Is Green Transition Killing Neoliberal Globalisation? Insights From State-Market Relations in Turkey’s Green Transition


Altınörs G.

EISA 11th European Workshops in International Studies, İstanbul, Türkiye, 5 - 07 Temmuz 2024

  • Yayın Türü: Bildiri / Yayınlanmadı
  • Basıldığı Şehir: İstanbul
  • Basıldığı Ülke: Türkiye
  • Bilecik Şeyh Edebali Üniversitesi Adresli: Evet

Özet

This study examines the nexus of green transition, protectionism, and neoliberal globalisation, centring on the consequences of the USA’s Inflation Reduction Act (IRA). The IRA, crafted to rectify US reliance on Chinese production, signifies a shift towards a green economy, challenging the precedent of outsourcing to the Global South and indicating a transition from market-driven policies to heightened state intervention. While positioning the US as a climate change leader, concerns arise regarding the IRA’s impact on the liberal international order, fostering nationalism. Beyond US-China tensions, the study probes the IRA’s repercussions for the Global South.

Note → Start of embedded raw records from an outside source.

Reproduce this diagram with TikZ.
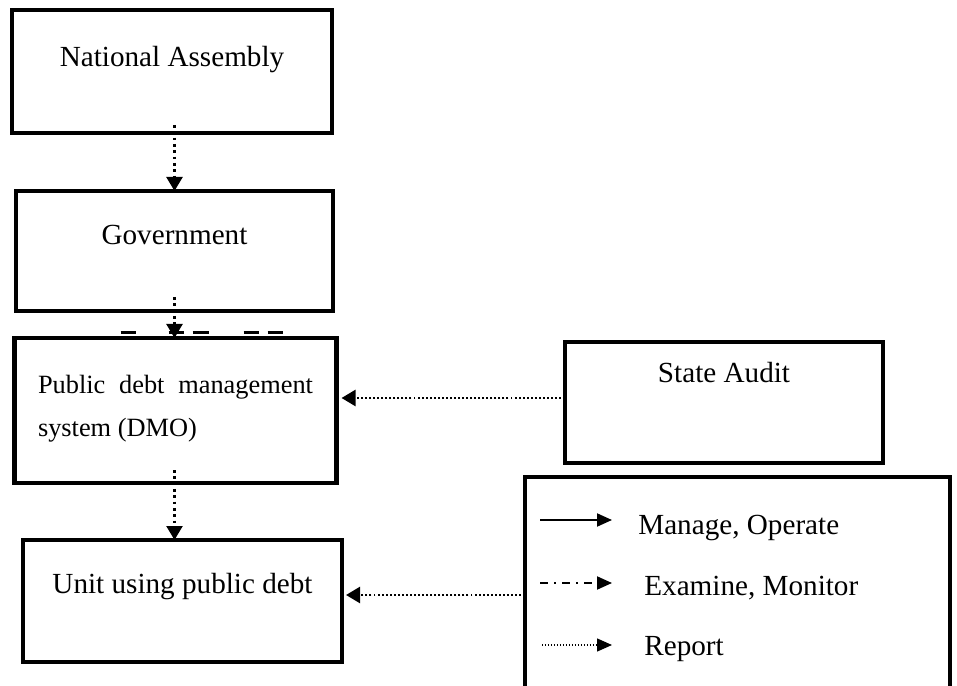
\documentclass[tikz,border=0pt]{standalone}
\usepackage{fontspec}
\setmainfont{Liberation Serif}
\usetikzlibrary{arrows.meta, positioning, calc}

\begin{document}
\begin{tikzpicture}[
  box/.style={draw, line width=2.8pt, outer sep=0pt, inner sep=0pt},
  txt/.style={font=\fontsize{16.6}{20}\selectfont, inner sep=0pt},
  rep/.style={line width=1.4pt, dash pattern=on 1.1pt off 1.2pt, -{Triangle[length=0.28cm, width=0.32cm]}},
  repv/.style={line width=1.4pt, dash pattern=on 1.5pt off 2.1pt, -{Triangle[length=0.28cm, width=0.32cm]}},
  key/.style={line width=1.1pt, -{Triangle[length=0.3cm, width=0.26cm]}}
]
\useasboundingbox (0,0) rectangle (19.14,-13.72);
\node[box, minimum width=6.4cm, minimum height=2.46cm] (na) at (3.44,-1.43) {};
\node[box, minimum width=6.34cm, minimum height=2.4cm, below=1.16cm of na, xshift=0.05cm] (gov) {};
\node[box, minimum width=6.44cm, minimum height=2.9cm, below=0.54cm of gov, xshift=0.02cm] (dmo) {};
\node[box, minimum width=6.38cm, minimum height=2.44cm, below=1.14cm of dmo, xshift=0.14cm] (unit) {};
\node[box, minimum width=6.36cm, minimum height=2.42cm, right=4.57cm of dmo, yshift=0.16cm] (sa) {};
\node[box, minimum width=8.5cm, minimum height=4.3cm, below=0.28cm of sa, xshift=0.27cm] (leg) {};

\node[txt] (natxt) at ([yshift=-1.0cm]na.north) {National Assembly};
\node[txt] (govtxt) at ([yshift=-0.88cm]gov.north) {Government};
\node[txt, font=\fontsize{15}{24.4}\selectfont, text width=5.5cm, align=justify] (dmotxt) at ([yshift=0.04cm]dmo.center) {Public debt management system (DMO)};
\node[txt] (unittxt) at ([yshift=-0.94cm]unit.north) {Unit using public debt};
\node[txt] (satxt) at ([yshift=-0.62cm]sa.north) {State Audit};

\coordinate (saw) at ([yshift=0.09cm]sa.west);
\coordinate (unite) at ([yshift=0.12cm]unit.east);
\draw[repv] ([yshift=0.16cm]gov.north |- na.south) -- (gov.north);
\draw[repv] ([yshift=0.28cm]gov.north |- gov.south) -- (gov.north |- dmo.north);
\draw[repv] ([yshift=0.26cm]gov.north |- dmo.south) -- (gov.north |- unit.north);
\draw[rep] (saw) -- ([xshift=0.1cm]saw -| dmo.east);
\draw[rep] (unite -| leg.west) -- ([xshift=0.08cm]unite);
\draw[line width=0.06cm, dash pattern=on 0.3cm off 0.66cm on 0.3cm off 0.18cm on 0.32cm off 0.7cm on 0.3cm off 0.18cm on 0.3cm]
  ([xshift=-1.1cm, yshift=0.1cm]dmo.north) -- ([xshift=2.14cm, yshift=0.1cm]dmo.north);

\coordinate (k1a) at ($(leg.north west)+(0.3,-0.86)$);
\coordinate (k1b) at ($(leg.north west)+(1.74,-0.86)$);
\coordinate (k2a) at ($(leg.north west)+(0.3,-2.12)$);
\coordinate (k2b) at ($(leg.north west)+(1.74,-2.12)$);
\coordinate (k3a) at ($(leg.north west)+(0.34,-3.36)$);
\coordinate (k3b) at ($(leg.north west)+(1.74,-3.36)$);
\draw[key] (k1a) -- (k1b);
\draw[key, dash pattern=on 0.16cm off 0.12cm on 0.04cm off 0.12cm] (k2a) -- (k2b);
\draw[key, line width=0.8pt, dash pattern=on 0.8pt off 0.9pt] (k3a) -- (k3b);
\node[txt, anchor=base west] (k1txt) at ($(leg.north west)+(2.26,-1.14)$) {Manage, Operate};
\node[txt, anchor=base west] (k2txt) at ($(leg.north west)+(2.38,-2.36)$) {Examine, Monitor};
\node[txt, anchor=base west] (k3txt) at ($(leg.north west)+(2.38,-3.56)$) {Report};
\end{tikzpicture}
\end{document}
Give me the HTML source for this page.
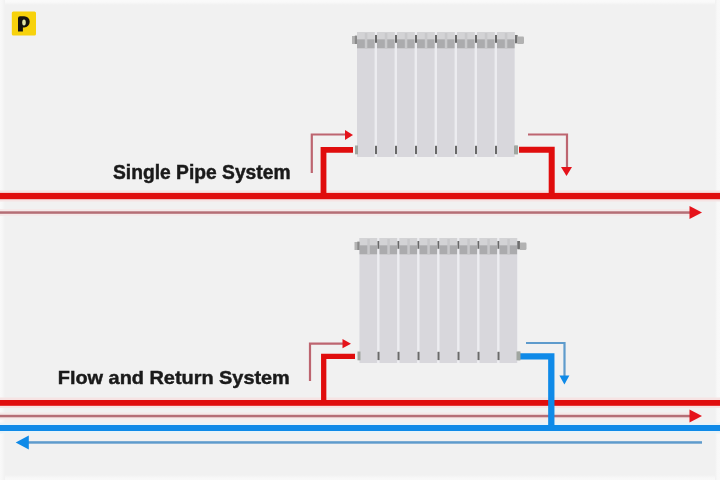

The study challenges the perception that the IRA marks a departure from neoliberalism, contending that it remains entrenched within the neoliberal paradigm. This perspective aligns with a critical global political economy lens, unveiling the state’s proactive role in safeguarding the accumulation regime, perpetuating global income and wealth inequalities despite deviations from neoliberal tenets. Thus, the study posits that the IRA does not herald post-neoliberalism but operates within the same paradigm. To explicate these dynamics, the research scrutinises Turkey’s green transition, focusing on business associations like TUSIAD and MUSIAD. Divergences in their perspectives, rooted in intricate global economic entanglements rather than domestic cleavages like Islamism-secularism, are underscored. TUSIAD, representing transnational capitalists, aligns with orthodox neoliberalism, while MUSIAD, composed of small and medium-sized enterprises, gravitates towards state-centred developmentalism. This structural divergence underpins their varied stances on the state’s role in the green transition, aligning with the study’s overarching objectives.